---------- Data provided

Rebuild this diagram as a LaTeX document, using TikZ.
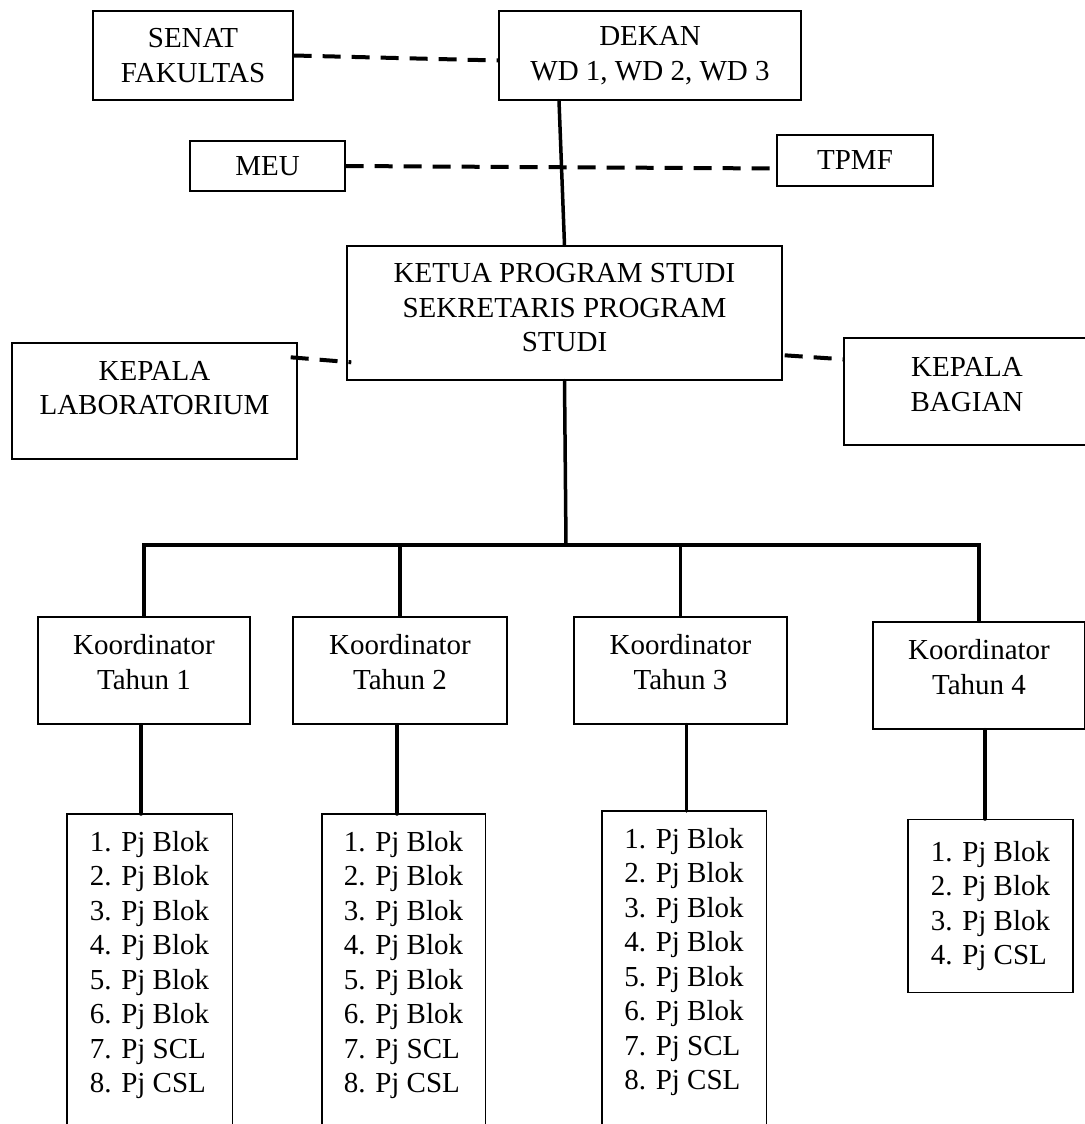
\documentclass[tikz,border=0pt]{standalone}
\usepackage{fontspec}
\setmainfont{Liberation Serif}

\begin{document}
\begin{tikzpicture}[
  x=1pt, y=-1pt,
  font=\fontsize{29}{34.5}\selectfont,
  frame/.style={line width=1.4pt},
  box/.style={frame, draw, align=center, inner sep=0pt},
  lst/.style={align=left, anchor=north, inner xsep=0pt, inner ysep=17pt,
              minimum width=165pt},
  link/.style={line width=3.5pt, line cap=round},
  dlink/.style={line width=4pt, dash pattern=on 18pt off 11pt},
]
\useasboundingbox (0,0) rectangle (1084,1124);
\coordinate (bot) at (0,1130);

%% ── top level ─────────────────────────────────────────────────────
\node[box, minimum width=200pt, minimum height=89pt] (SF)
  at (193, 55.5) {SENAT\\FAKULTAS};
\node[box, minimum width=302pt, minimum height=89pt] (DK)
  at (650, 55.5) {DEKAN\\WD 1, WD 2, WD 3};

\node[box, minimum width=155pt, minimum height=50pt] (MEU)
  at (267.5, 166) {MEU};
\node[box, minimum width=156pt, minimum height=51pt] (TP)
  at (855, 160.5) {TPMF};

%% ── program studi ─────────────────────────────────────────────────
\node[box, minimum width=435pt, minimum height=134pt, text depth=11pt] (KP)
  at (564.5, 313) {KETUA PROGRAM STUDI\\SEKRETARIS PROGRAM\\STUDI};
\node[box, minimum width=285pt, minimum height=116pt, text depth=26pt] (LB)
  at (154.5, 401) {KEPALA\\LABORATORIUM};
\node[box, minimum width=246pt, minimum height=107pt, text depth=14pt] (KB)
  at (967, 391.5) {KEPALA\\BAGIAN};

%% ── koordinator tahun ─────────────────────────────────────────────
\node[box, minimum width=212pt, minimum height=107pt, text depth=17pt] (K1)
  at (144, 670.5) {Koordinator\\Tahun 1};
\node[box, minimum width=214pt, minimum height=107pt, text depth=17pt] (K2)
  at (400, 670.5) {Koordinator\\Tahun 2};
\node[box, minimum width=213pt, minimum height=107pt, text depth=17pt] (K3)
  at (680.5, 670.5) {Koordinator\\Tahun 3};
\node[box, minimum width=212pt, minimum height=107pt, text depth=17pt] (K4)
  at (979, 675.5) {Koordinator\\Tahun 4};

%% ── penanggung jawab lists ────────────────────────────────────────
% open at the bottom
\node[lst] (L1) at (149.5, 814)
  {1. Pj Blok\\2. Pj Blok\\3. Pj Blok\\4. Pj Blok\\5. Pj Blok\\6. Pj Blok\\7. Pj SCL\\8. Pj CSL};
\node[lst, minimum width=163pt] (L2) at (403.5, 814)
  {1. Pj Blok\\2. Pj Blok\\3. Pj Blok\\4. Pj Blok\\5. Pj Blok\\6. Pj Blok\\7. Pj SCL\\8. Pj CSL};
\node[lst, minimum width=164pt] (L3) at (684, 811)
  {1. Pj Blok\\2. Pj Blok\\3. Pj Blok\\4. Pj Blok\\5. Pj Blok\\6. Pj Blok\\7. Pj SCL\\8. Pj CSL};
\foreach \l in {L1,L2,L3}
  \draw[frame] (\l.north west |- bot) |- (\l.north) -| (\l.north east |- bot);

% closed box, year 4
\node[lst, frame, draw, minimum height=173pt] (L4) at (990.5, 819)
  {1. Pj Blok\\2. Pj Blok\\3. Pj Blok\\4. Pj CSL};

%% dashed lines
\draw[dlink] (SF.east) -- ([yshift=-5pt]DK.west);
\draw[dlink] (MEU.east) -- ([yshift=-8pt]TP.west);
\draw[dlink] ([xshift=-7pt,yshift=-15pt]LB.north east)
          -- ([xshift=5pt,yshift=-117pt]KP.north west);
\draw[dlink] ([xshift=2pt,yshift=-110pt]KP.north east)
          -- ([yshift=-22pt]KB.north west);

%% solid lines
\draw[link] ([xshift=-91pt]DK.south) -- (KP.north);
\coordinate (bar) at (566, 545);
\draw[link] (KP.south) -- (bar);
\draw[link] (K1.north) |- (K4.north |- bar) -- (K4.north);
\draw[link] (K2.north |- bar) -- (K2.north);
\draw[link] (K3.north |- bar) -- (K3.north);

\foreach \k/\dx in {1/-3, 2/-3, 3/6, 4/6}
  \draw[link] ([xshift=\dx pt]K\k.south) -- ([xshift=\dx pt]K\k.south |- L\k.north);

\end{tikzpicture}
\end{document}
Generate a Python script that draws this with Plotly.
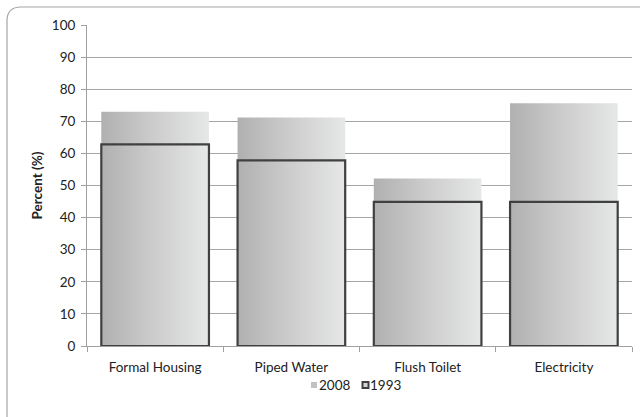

--------------------

What to produce – Leave out the pictures and copy everything else in the records word for word.

Exercise answer –
Rebuild this diagram as a LaTeX document, using TikZ.
\documentclass[tikz,border=0pt]{standalone}
\usepackage{fontspec}
\setmainfont{Liberation Serif}

\begin{document}
\begin{tikzpicture}[
  x=1pt, y=-1pt,
  font=\fontsize{29}{34.5}\selectfont,
  frame/.style={line width=1.4pt},
  box/.style={frame, draw, align=center, inner sep=0pt},
  lst/.style={align=left, anchor=north, inner xsep=0pt, inner ysep=17pt,
              minimum width=165pt},
  link/.style={line width=3.5pt, line cap=round},
  dlink/.style={line width=4pt, dash pattern=on 18pt off 11pt},
]
\useasboundingbox (0,0) rectangle (1084,1124);
\coordinate (bot) at (0,1130);

%% ── top level ─────────────────────────────────────────────────────
\node[box, minimum width=200pt, minimum height=89pt] (SF)
  at (193, 55.5) {SENAT\\FAKULTAS};
\node[box, minimum width=302pt, minimum height=89pt] (DK)
  at (650, 55.5) {DEKAN\\WD 1, WD 2, WD 3};

\node[box, minimum width=155pt, minimum height=50pt] (MEU)
  at (267.5, 166) {MEU};
\node[box, minimum width=156pt, minimum height=51pt] (TP)
  at (855, 160.5) {TPMF};

%% ── program studi ─────────────────────────────────────────────────
\node[box, minimum width=435pt, minimum height=134pt, text depth=11pt] (KP)
  at (564.5, 313) {KETUA PROGRAM STUDI\\SEKRETARIS PROGRAM\\STUDI};
\node[box, minimum width=285pt, minimum height=116pt, text depth=26pt] (LB)
  at (154.5, 401) {KEPALA\\LABORATORIUM};
\node[box, minimum width=246pt, minimum height=107pt, text depth=14pt] (KB)
  at (967, 391.5) {KEPALA\\BAGIAN};

%% ── koordinator tahun ─────────────────────────────────────────────
\node[box, minimum width=212pt, minimum height=107pt, text depth=17pt] (K1)
  at (144, 670.5) {Koordinator\\Tahun 1};
\node[box, minimum width=214pt, minimum height=107pt, text depth=17pt] (K2)
  at (400, 670.5) {Koordinator\\Tahun 2};
\node[box, minimum width=213pt, minimum height=107pt, text depth=17pt] (K3)
  at (680.5, 670.5) {Koordinator\\Tahun 3};
\node[box, minimum width=212pt, minimum height=107pt, text depth=17pt] (K4)
  at (979, 675.5) {Koordinator\\Tahun 4};

%% ── penanggung jawab lists ────────────────────────────────────────
% open at the bottom
\node[lst] (L1) at (149.5, 814)
  {1. Pj Blok\\2. Pj Blok\\3. Pj Blok\\4. Pj Blok\\5. Pj Blok\\6. Pj Blok\\7. Pj SCL\\8. Pj CSL};
\node[lst, minimum width=163pt] (L2) at (403.5, 814)
  {1. Pj Blok\\2. Pj Blok\\3. Pj Blok\\4. Pj Blok\\5. Pj Blok\\6. Pj Blok\\7. Pj SCL\\8. Pj CSL};
\node[lst, minimum width=164pt] (L3) at (684, 811)
  {1. Pj Blok\\2. Pj Blok\\3. Pj Blok\\4. Pj Blok\\5. Pj Blok\\6. Pj Blok\\7. Pj SCL\\8. Pj CSL};
\foreach \l in {L1,L2,L3}
  \draw[frame] (\l.north west |- bot) |- (\l.north) -| (\l.north east |- bot);

% closed box, year 4
\node[lst, frame, draw, minimum height=173pt] (L4) at (990.5, 819)
  {1. Pj Blok\\2. Pj Blok\\3. Pj Blok\\4. Pj CSL};

%% dashed lines
\draw[dlink] (SF.east) -- ([yshift=-5pt]DK.west);
\draw[dlink] (MEU.east) -- ([yshift=-8pt]TP.west);
\draw[dlink] ([xshift=-7pt,yshift=-15pt]LB.north east)
          -- ([xshift=5pt,yshift=-117pt]KP.north west);
\draw[dlink] ([xshift=2pt,yshift=-110pt]KP.north east)
          -- ([yshift=-22pt]KB.north west);

%% solid lines
\draw[link] ([xshift=-91pt]DK.south) -- (KP.north);
\coordinate (bar) at (566, 545);
\draw[link] (KP.south) -- (bar);
\draw[link] (K1.north) |- (K4.north |- bar) -- (K4.north);
\draw[link] (K2.north |- bar) -- (K2.north);
\draw[link] (K3.north |- bar) -- (K3.north);

\foreach \k/\dx in {1/-3, 2/-3, 3/6, 4/6}
  \draw[link] ([xshift=\dx pt]K\k.south) -- ([xshift=\dx pt]K\k.south |- L\k.north);

\end{tikzpicture}
\end{document}
Generate a Python script that draws this with Plotly.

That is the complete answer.